I have found that meditation has definitely had a positive effect on my day-to-day life, both in the way I think and the way I act. For one thing, it has made me more mindful and more aware of the importance of the present moment. That, in turn, has drastically reduced the amount of stress I have to deal with, as I attach less importance to the past (which is gone and can’t be changed, so there’s no point worrying about it) and to the possible problems of the future (which haven’t happened yet, and may never happen, so there’s no point dwelling on them or worrying about them either).

I do have a rather stressful job, as I teach children aged seven to eleven with complex educational needs. I also deal with mental illness, as I have had huge problems with PTSD, anxiety and depression over the last few years. However, meditation and mindfulness have drastically reduced the potency of all these difficulties. Work-induced stress affects me less, and in terms of mental illness I am no longer depressed, my anxiety has drastically reduced and I have gone from having several PTSD flashbacks, panic attacks and nightmares every day to rarely having any of them.

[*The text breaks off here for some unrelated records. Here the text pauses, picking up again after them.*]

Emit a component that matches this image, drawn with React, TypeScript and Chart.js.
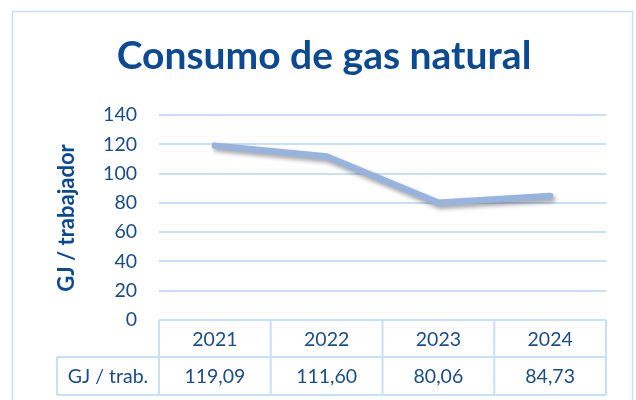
import React, { useEffect, useRef } from "react";
import { Chart, registerables } from "chart.js";

Chart.register(...registerables);

const TITLE = "Consumo de gas natural";
const Y_TITLE = "GJ / trabajador";
const ROW_LABEL = "GJ / trab.";
const YEARS = ["2021", "2022", "2023", "2024"];
const VALUES = [119.09, 111.6, 80.06, 84.73];
const Y_MIN = 0;
const Y_MAX = 140;
const Y_STEP = 20;

const FONT = "Lato, 'Open Sans', sans-serif";
const TEXT = "#1a4c8b";
const TITLE_COLOR = "#0b4a92";
const GRID = "#c8e0f7";
const LINE = "#97b3de";

const fmt = (v: number) => v.toFixed(2).replace(".", ",");

const tablePlugin = {
  id: "tablePlugin",
  beforeDraw(chart: any) {
    const ctx = chart.ctx;
    ctx.save();
    ctx.fillStyle = "#ffffff";
    ctx.fillRect(0, 0, chart.width, chart.height);
    ctx.strokeStyle = GRID;
    ctx.lineWidth = 1.5;
    ctx.strokeRect(12.5, 11.5, 620, 420);
    // title
    ctx.fillStyle = TITLE_COLOR;
    ctx.font = `bold 39px ${FONT}`;
    ctx.textAlign = "center";
    ctx.textBaseline = "alphabetic";
    ctx.fillText(TITLE, 324, 69);
    // y axis title
    ctx.save();
    ctx.translate(67, 218);
    ctx.rotate(-Math.PI / 2);
    ctx.font = `bold 22px ${FONT}`;
    ctx.textBaseline = "middle";
    ctx.fillText(Y_TITLE, 0, 0);
    ctx.restore();
    ctx.restore();
  },
  beforeDatasetDraw(chart: any) {
    const ctx = chart.ctx;
    ctx.save();
    ctx.shadowColor = "rgba(0,0,0,0.35)";
    ctx.shadowBlur = 4;
    ctx.shadowOffsetX = 2;
    ctx.shadowOffsetY = 3;
  },
  afterDatasetDraw(chart: any) {
    chart.ctx.restore();
  },
  afterDraw(chart: any) {
    const ctx = chart.ctx;
    const xs = chart.scales.x;
    const area = chart.chartArea;
    const n = YEARS.length;
    const colW = (area.right - area.left) / n;
    const top = area.bottom;
    const mid = top + 37;
    const bot = top + 75;
    const labelLeft = 57;
    ctx.save();
    ctx.strokeStyle = GRID;
    ctx.lineWidth = 2;
    ctx.beginPath();
    ctx.moveTo(area.left, top);
    ctx.lineTo(area.right, top);
    ctx.moveTo(labelLeft, mid);
    ctx.lineTo(area.right, mid);
    ctx.moveTo(labelLeft, bot);
    ctx.lineTo(area.right, bot);
    ctx.moveTo(labelLeft, mid);
    ctx.lineTo(labelLeft, bot);
    for (let i = 0; i <= n; i++) {
      const x = area.left + i * colW;
      ctx.moveTo(x, top);
      ctx.lineTo(x, bot);
    }
    ctx.stroke();
    ctx.fillStyle = TEXT;
    ctx.font = `19.5px ${FONT}`;
    ctx.textAlign = "center";
    ctx.textBaseline = "middle";
    for (let i = 0; i < n; i++) {
      const cx = xs.getPixelForValue(i);
      ctx.fillText(YEARS[i], cx, (top + mid) / 2 + 1);
      ctx.fillText(fmt(VALUES[i]), cx, (mid + bot) / 2 + 1);
    }
    ctx.fillText(ROW_LABEL, (labelLeft + area.left) / 2, (mid + bot) / 2 + 1);
    ctx.restore();
  },
};

export default function App() {
  const ref = useRef<HTMLCanvasElement>(null);
  useEffect(() => {
    if (!ref.current) return;
    const chart = new Chart(ref.current, {
      type: "line",
      data: {
        labels: YEARS,
        datasets: [
          {
            data: VALUES,
            borderColor: LINE,
            borderWidth: 6.5,
            borderCapStyle: "round",
            borderJoinStyle: "round",
            pointRadius: 0,
            tension: 0,
            fill: false,
          },
        ],
      },
      options: {
        animation: false,
        responsive: false,
        maintainAspectRatio: false,
        layout: { padding: { left: 0, right: 30, top: 115, bottom: 80 } },
        plugins: { legend: { display: false }, title: { display: false }, tooltip: { enabled: false } },
        scales: {
          x: { type: "category", offset: true, display: false },
          y: {
            min: Y_MIN,
            max: Y_MAX,
            ticks: { stepSize: Y_STEP, padding: 22, color: TEXT, font: { family: FONT, size: 19.5 } },
            grid: { color: GRID, lineWidth: 2, drawTicks: false },
            border: { display: false },
            afterFit: (s: any) => {
              s.width = 159;
            },
          },
        },
      },
      plugins: [tablePlugin],
    });
    return () => chart.destroy();
  }, []);
  return (
    <div style={{ position: "fixed", left: 0, top: 0, width: 636, height: 400 }}>
      <canvas ref={ref} width={636} height={400} style={{ width: 636, height: 400, display: "block" }} />
    </div>
  );
}
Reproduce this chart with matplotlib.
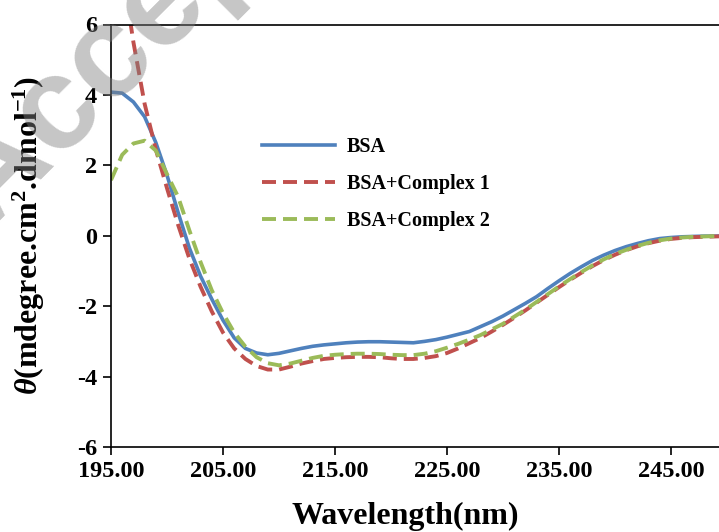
import numpy as np
import matplotlib
matplotlib.use('Agg')
import matplotlib.pyplot as plt

plt.rcParams['font.family'] = 'Liberation Serif'
plt.rcParams['font.weight'] = 'bold'
plt.rcParams['axes.unicode_minus'] = False
plt.rcParams['mathtext.fontset'] = 'custom'
plt.rcParams['mathtext.rm'] = 'Liberation Serif:bold'
plt.rcParams['mathtext.bf'] = 'Liberation Serif:bold'
plt.rcParams['mathtext.it'] = 'Liberation Serif:bold:italic'

# CD spectra, 1 nm steps
wavelength = np.arange(195, 251)
bsa = [4.08, 4.05, 3.80, 3.38, 2.65, 1.72, 0.65, -0.35, -1.15, -1.80,
       -2.40, -2.90, -3.20, -3.33, -3.38, -3.34, -3.27, -3.20, -3.14, -3.10,
       -3.07, -3.04, -3.02, -3.01, -3.01, -3.02, -3.03, -3.04, -3.00, -2.95,
       -2.88, -2.80, -2.72, -2.58, -2.44, -2.28, -2.10, -1.92, -1.73, -1.50,
       -1.28, -1.07, -0.88, -0.70, -0.55, -0.42, -0.31, -0.22, -0.14, -0.08,
       -0.05, -0.03, -0.02, -0.01, -0.01, 0.00]
complex1 = [np.nan, 7.60, 5.50, 3.75, 2.45, 1.35, 0.30, -0.65, -1.45, -2.15,
            -2.75, -3.20, -3.50, -3.70, -3.80, -3.80, -3.72, -3.63, -3.56, -3.50,
            -3.47, -3.45, -3.44, -3.44, -3.45, -3.48, -3.50, -3.50, -3.47, -3.42,
            -3.33, -3.20, -3.05, -2.90, -2.72, -2.53, -2.33, -2.12, -1.90, -1.68,
            -1.46, -1.25, -1.05, -0.86, -0.69, -0.54, -0.41, -0.30, -0.21, -0.14,
            -0.09, -0.06, -0.04, -0.03, -0.02, -0.01]
complex2 = [1.58, 2.30, 2.62, 2.70, 2.42, 1.75, 1.10, 0.15, -0.75, -1.55,
            -2.20, -2.75, -3.15, -3.45, -3.62, -3.68, -3.63, -3.55, -3.47, -3.41,
            -3.38, -3.36, -3.35, -3.35, -3.36, -3.38, -3.39, -3.39, -3.35, -3.28,
            -3.18, -3.07, -2.95, -2.82, -2.66, -2.50, -2.30, -2.10, -1.88, -1.66,
            -1.44, -1.23, -1.03, -0.84, -0.67, -0.52, -0.40, -0.29, -0.20, -0.13,
            -0.08, -0.05, -0.03, -0.02, -0.01, 0.00]

xticks = [195, 205, 215, 225, 235, 245]
xtick_labels = ['195.00', '205.00', '215.00', '225.00', '235.00', '245.00']
yticks = [-6, -4, -2, 0, 2, 4, 6]

W, H = 719, 532
fig = plt.figure(figsize=(W / 100, H / 100), dpi=100)
ax = fig.add_axes([111 / W, 1 - 447 / H, 616 / W, 422.5 / H])

ax.plot(wavelength, bsa, color='#4F81BD', lw=2.6, label='BSA')
ax.plot(wavelength, complex1, color='#C0504D', lw=2.8, dashes=(3.6, 1.8),
        label='BSA+Complex 1')
ax.plot(wavelength, complex2, color='#9BBB59', lw=2.8, dashes=(3.6, 1.8),
        label='BSA+Complex 2')

ax.set_xlim(195, 250)
ax.set_ylim(-6, 6)
ax.set_xticks(xticks)
ax.set_xticklabels(xtick_labels)
ax.set_yticks(yticks)
ax.tick_params(axis='both', direction='out', length=6, width=1.2,
               labelsize=17.5, pad=4)
for side in ['left', 'bottom', 'top']:
    ax.spines[side].set_linewidth(1.2)
ax.spines['right'].set_visible(False)

ax.set_xlabel('Wavelength(nm)', fontsize=23, fontweight='bold')
ax.xaxis.set_label_coords(294 / 616, -55 / 422.5)
ax.set_ylabel(r'$\theta$(mdegree.cm$^{2}$.dmol$^{-1}$)', fontsize=23,
              fontweight='bold')
ax.yaxis.set_label_coords(-64 / 616, 0.5)

leg = ax.legend(loc='upper left', bbox_to_anchor=(262 / W, 1 - 137 / H),
                bbox_transform=fig.transFigure, frameon=False,
                fontsize=14.5, handlelength=3.6, handletextpad=0.6,
                labelspacing=0.85, borderpad=0, borderaxespad=0)

fig.text(-10 / W, 1 - 231 / H, 'Accepted Manuscript', family='Liberation Sans',
         fontsize=95, fontweight='bold', color='#808080', alpha=0.45,
         rotation=45, rotation_mode='anchor', ha='left', va='baseline',
         zorder=10)

fig.savefig('out.png', dpi=100)
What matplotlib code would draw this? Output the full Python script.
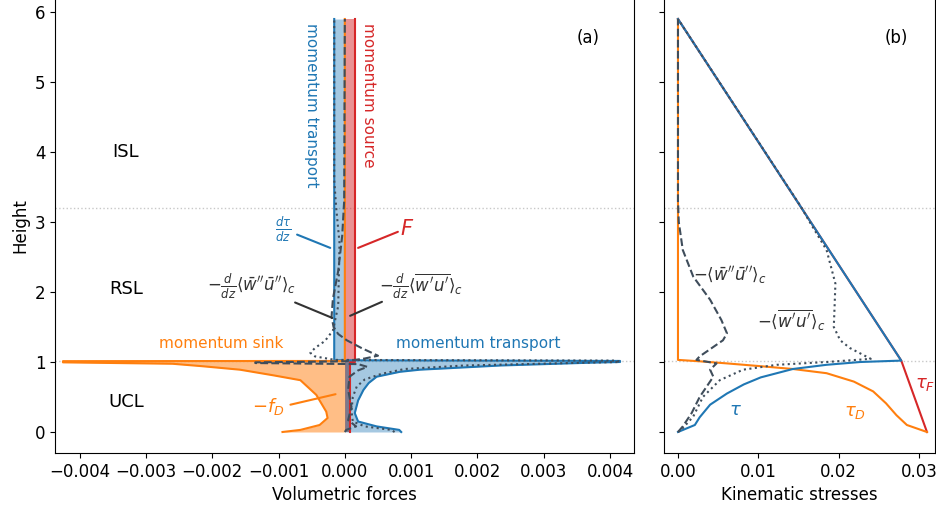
import matplotlib
matplotlib.use("Agg")
import matplotlib.pyplot as plt

# ── data: panel (a) volumetric forces ─────────────────────────────────────────
Z_RSL = 3.2
Z_CAN = 1.02

# dtau/dz (blue)
Z_DTAU = [0, 0.03, 0.08, 0.15, 0.27, 0.45, 0.6, 0.7, 0.79, 0.86, 0.89, 0.95,
          0.99, 1.0, 1.015, 1.025, 5.9]
DTAU = [0.00085, 0.00082, 0.00048, 0.0002, 0.00015, 0.0002, 0.00028, 0.00036,
        0.00048, 0.00083, 0.00113, 0.00235, 0.0037, 0.00415, 0.00415,
        -0.00016, -0.00016]

# -f_D (orange)
Z_FD = [0, 0.03, 0.1, 0.2, 0.29, 0.53, 0.74, 0.81, 0.89, 0.94, 0.975, 0.995,
        1.012, 1.015, 5.9]
MFD = [-0.00094, -0.00067, -0.00038, -0.00026, -0.00028, -0.00043, -0.00067,
       -0.00108, -0.00158, -0.00215, -0.0026, -0.00425, -0.00425, 0.0, 0.0]

# F (red)
Z_F = [0, 1.0, 1.0, 5.9]
FSRC = [0.000083, 0.000083, 0.00016, 0.00016]

# -d/dz <w'u'>_c (dotted)
Z_TW = [0, 0.03, 0.08, 0.15, 0.3, 0.5, 0.65, 0.75, 0.83, 0.9, 0.95, 0.99, 1.0,
        1.02, 1.03, 1.08, 1.13, 1.2, 1.3, 1.45, 1.8, 2.7, 3.2, 3.6, 5.9]
DTW = [0.00075, 0.0007, 0.0003, 0.00012, 0.0001, 0.00012, 0.00018, 0.0003,
       0.00055, 0.0009, 0.0018, 0.0036, 0.00415, 0.0041, -0.00015, -0.00045,
       -0.00052, -0.00045, -0.0003, -0.00018, -0.0001, -0.00008, -0.00013,
       -0.00016, -0.00016]

# -d/dz <w''u''>_c (dashed)
Z_DW = [0, 0.03, 0.08, 0.17, 0.36, 0.6, 0.79, 0.88, 0.93, 0.97, 0.985, 0.995,
        1.01, 1.05, 1.09, 1.2, 1.31, 1.4, 1.5, 1.65, 1.9, 2.3, 2.8, 3.3, 5.9]
DDW = [0, 0.00002, 0.00017, 0.00005, 0.0001, 0.00005, 0.00007, 0.0002,
       0.00034, 0.0002, -0.00135, -0.00135, 0.0, 0.0003, 0.0005, 0.00025,
       0.00003, -0.0001, -0.00017, -0.0002, -0.00018, -0.0001, -0.00004,
       -0.00001, 0]

# ── data: panel (b) kinematic stresses ────────────────────────────────────────
Z_TAU = [0, 0.1, 0.21, 0.39, 0.55, 0.68, 0.78, 0.9, 0.96, 1.0, 1.02, 5.9]
TAU = [0, 0.0021, 0.0027, 0.004, 0.0061, 0.0082, 0.0103, 0.0143, 0.0185,
       0.0227, 0.0278, 0]

Z_TAUF = [0, 1.02, 5.9]
TAUF = [0.031, 0.0278, 0]

Z_TAUD = [0, 0.1, 0.24, 0.41, 0.58, 0.72, 0.84, 0.9, 0.94, 0.98, 1.01, 1.03, 5.9]
TAUD = [0.031, 0.0285, 0.0272, 0.0259, 0.0243, 0.0219, 0.0185, 0.0143, 0.0103,
        0.0061, 0.0027, 0, 0]

Z_WU = [0, 0.03, 0.22, 0.5, 0.74, 0.89, 0.96, 1.0, 1.045, 1.2, 1.31, 1.5, 1.8,
        2.12, 2.6, 3.0, 3.22, 5.9]
WU = [0, 0.0004, 0.0019, 0.0031, 0.0052, 0.0081, 0.0123, 0.0185, 0.024, 0.0214,
      0.0202, 0.0194, 0.0195, 0.0196, 0.0185, 0.0164, 0.0153, 0]

Z_DU = [0, 0.08, 0.27, 0.5, 0.79, 0.89, 0.98, 1.03, 1.08, 1.31, 1.41, 1.6,
        1.89, 2.22, 2.6, 3.0, 3.3, 5.9]
DU = [0, 0.0006, 0.0017, 0.0027, 0.0044, 0.004, 0.0048, 0.0023, 0.0027,
      0.0056, 0.0061, 0.0054, 0.004, 0.0019, 0.0006, 0.0001, 0, 0]

# ── style ─────────────────────────────────────────────────────────────────────
C_BLUE = "#1f77b4"
C_ORANGE = "#ff7f0e"
C_RED = "#d62728"
C_GREY = "#3f4d5b"
C_TXT = "#333333"
C_REF = "#c8c8c8"

plt.rcParams["font.size"] = 12
plt.rcParams["xtick.labelsize"] = 12
plt.rcParams["ytick.labelsize"] = 12

fig = plt.figure(figsize=(9.36, 5.13), dpi=100)
ax = fig.add_axes([55 / 936, 60 / 513, 579 / 936, 455 / 513])
bx = fig.add_axes([664 / 936, 60 / 513, 271 / 936, 455 / 513], sharey=ax)

NOLINE = dict(arrowstyle="-", lw=1.5, shrinkA=0, shrinkB=0)

# ── panel (a) ─────────────────────────────────────────────────────────────────
ax.fill_betweenx(Z_F, 0, FSRC, color=C_RED, alpha=0.5, lw=0)
ax.fill_betweenx(Z_DTAU, 0, DTAU, color=C_BLUE, alpha=0.4, lw=0)
ax.fill_betweenx(Z_FD, 0, MFD, color=C_ORANGE, alpha=0.5, lw=0)
ax.fill_betweenx([0, 1.0], 0, FSRC[0], color="#5a6878", alpha=0.45, lw=0)

ax.plot(FSRC, Z_F, color=C_RED, lw=1.5)
ax.plot(DTAU, Z_DTAU, color=C_BLUE, lw=1.5)
ax.plot(MFD, Z_FD, color=C_ORANGE, lw=1.5)
ax.plot(DTW, Z_TW, color=C_GREY, lw=1.5, ls=":")
ax.plot(DDW, Z_DW, color=C_GREY, lw=1.5, ls="--")

for zz in (Z_CAN, Z_RSL):
    ax.axhline(zz, color=C_REF, lw=1, ls=":", zorder=0)
    bx.axhline(zz, color=C_REF, lw=1, ls=":", zorder=0)

ax.set_xlim(-0.00437, 0.00436)
ax.set_ylim(-0.3, 6.2)
ax.set_xticks([-0.004, -0.003, -0.002, -0.001, 0.0, 0.001, 0.002, 0.003, 0.004])
ax.set_xticklabels(["\u22120.004", "\u22120.003", "\u22120.002", "\u22120.001",
                    "0.000", "0.001", "0.002", "0.003", "0.004"])
ax.set_yticks([0, 1, 2, 3, 4, 5, 6])
ax.set_xlabel("Volumetric forces")
ax.set_ylabel("Height")
ax.spines["top"].set_visible(False)

ax.text(0.92, 0.912, "(a)", transform=ax.transAxes, ha="center", va="center")
ax.text(-0.0033, 4.0, "ISL", ha="center", va="center", fontsize=13)
ax.text(-0.0033, 2.04, "RSL", ha="center", va="center", fontsize=13)
ax.text(-0.0033, 0.43, "UCL", ha="center", va="center", fontsize=13)

ax.text(-0.0005, 4.67, "momentum transport", color=C_BLUE, rotation=-90,
        ha="center", va="center", fontsize=11)
ax.text(0.00036, 4.81, "momentum source", color=C_RED, rotation=-90,
        ha="center", va="center", fontsize=11)
ax.text(-0.00186, 1.26, "momentum sink", color=C_ORANGE, ha="center",
        va="center", fontsize=11)
ax.text(0.00201, 1.26, "momentum transport", color=C_BLUE, ha="center",
        va="center", fontsize=11)

ax.text(-0.00093, 2.89, r"$\frac{d\tau}{dz}$", color=C_BLUE, ha="center",
        va="center", fontsize=12)
ax.annotate("", xy=(-0.00022, 2.63), xytext=(-0.00072, 2.82),
            arrowprops=dict(color=C_BLUE, **NOLINE))
ax.text(0.00094, 2.9, r"$F$", color=C_RED, ha="center", va="center",
        fontsize=15)
ax.annotate("", xy=(0.0002, 2.63), xytext=(0.0008, 2.86),
            arrowprops=dict(color=C_RED, **NOLINE))

ax.text(-0.0014, 2.08,
        r"$-\frac{d}{dz}\langle\bar{w}^{\prime\prime}\bar{u}^{\prime\prime}\rangle_c$",
        color=C_TXT, ha="center", va="center", fontsize=12)
ax.annotate("", xy=(-0.00019, 1.63), xytext=(-0.00075, 1.85),
            arrowprops=dict(color=C_TXT, **NOLINE))
ax.text(0.00052, 2.08,
        r"$-\frac{d}{dz}\langle\overline{w^\prime u^\prime}\rangle_c$",
        color=C_TXT, ha="left", va="center", fontsize=12)
ax.annotate("", xy=(0.00008, 1.66), xytext=(0.00056, 1.86),
            arrowprops=dict(color=C_TXT, **NOLINE))

ax.text(-0.00116, 0.36, r"$-f_D$", color=C_ORANGE, ha="center", va="center",
        fontsize=13)
ax.annotate("", xy=(-0.00014, 0.54), xytext=(-0.00082, 0.39),
            arrowprops=dict(color=C_ORANGE, **NOLINE))

# ── panel (b) ─────────────────────────────────────────────────────────────────
bx.plot(TAUF, Z_TAUF, color=C_RED, lw=1.5)
bx.plot(TAUD, Z_TAUD, color=C_ORANGE, lw=1.5)
bx.plot(TAU, Z_TAU, color=C_BLUE, lw=1.5)
bx.plot(WU, Z_WU, color=C_GREY, lw=1.5, ls=":")
bx.plot(DU, Z_DU, color=C_GREY, lw=1.5, ls="--")

bx.set_xlim(-0.00174, 0.032)
bx.set_xticks([0.0, 0.01, 0.02, 0.03])
bx.set_xticklabels(["0.00", "0.01", "0.02", "0.03"])
bx.set_xlabel("Kinematic stresses")
bx.tick_params(axis="y", labelleft=False)
bx.spines["top"].set_visible(False)

bx.text(0.856, 0.912, "(b)", transform=bx.transAxes, ha="center", va="center")
bx.text(0.0019, 2.24,
        r"$-\langle\bar{w}^{\prime\prime}\bar{u}^{\prime\prime}\rangle_c$",
        color=C_TXT, ha="left", va="center", fontsize=12)
bx.text(0.0098, 1.6, r"$-\langle\overline{w^\prime u^\prime}\rangle_c$",
        color=C_TXT, ha="left", va="center", fontsize=12)
bx.text(0.0071, 0.31, r"$\tau$", color=C_BLUE, ha="center", va="center",
        fontsize=13)
bx.text(0.022, 0.29, r"$\tau_D$", color=C_ORANGE, ha="center", va="center",
        fontsize=13)
bx.text(0.0308, 0.68, r"$\tau_F$", color=C_RED, ha="center", va="center",
        fontsize=13)

fig.savefig("out.png", dpi=100)
plt.close(fig)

Beyond that, I feel much more aware of the world around me now that I’m more in tune with the present moment rather than looking for something – anything – to distract me from the realities of life. Believe me, that in itself is very refreshing.

Meditation has also made me more aware of myself. I am more aware of what pushes my buttons and makes me angry, stressed etc. This means that I can more often recognise those situations as they arise and avoid the conditioned, unthinking reactions to which I would otherwise automatically revert.

Now before you start thinking that I’m setting myself up as some kind of enlightened being who has total mastery of meditation, I should add that all the things I have mentioned here are works in progress. I don’t always succeed at them; however, I am doing them far more often than I would have done without learning to meditate.

I am aware that I still have a lot to learn. So much, in fact, that I don’t even know how much I don’t yet know! However, the important thing is that I am on the path and actively travelling along it. Arrival at the destination may be a long way off, but I’m a lot nearer to it than I would be if I hadn’t set out along the path in the first place.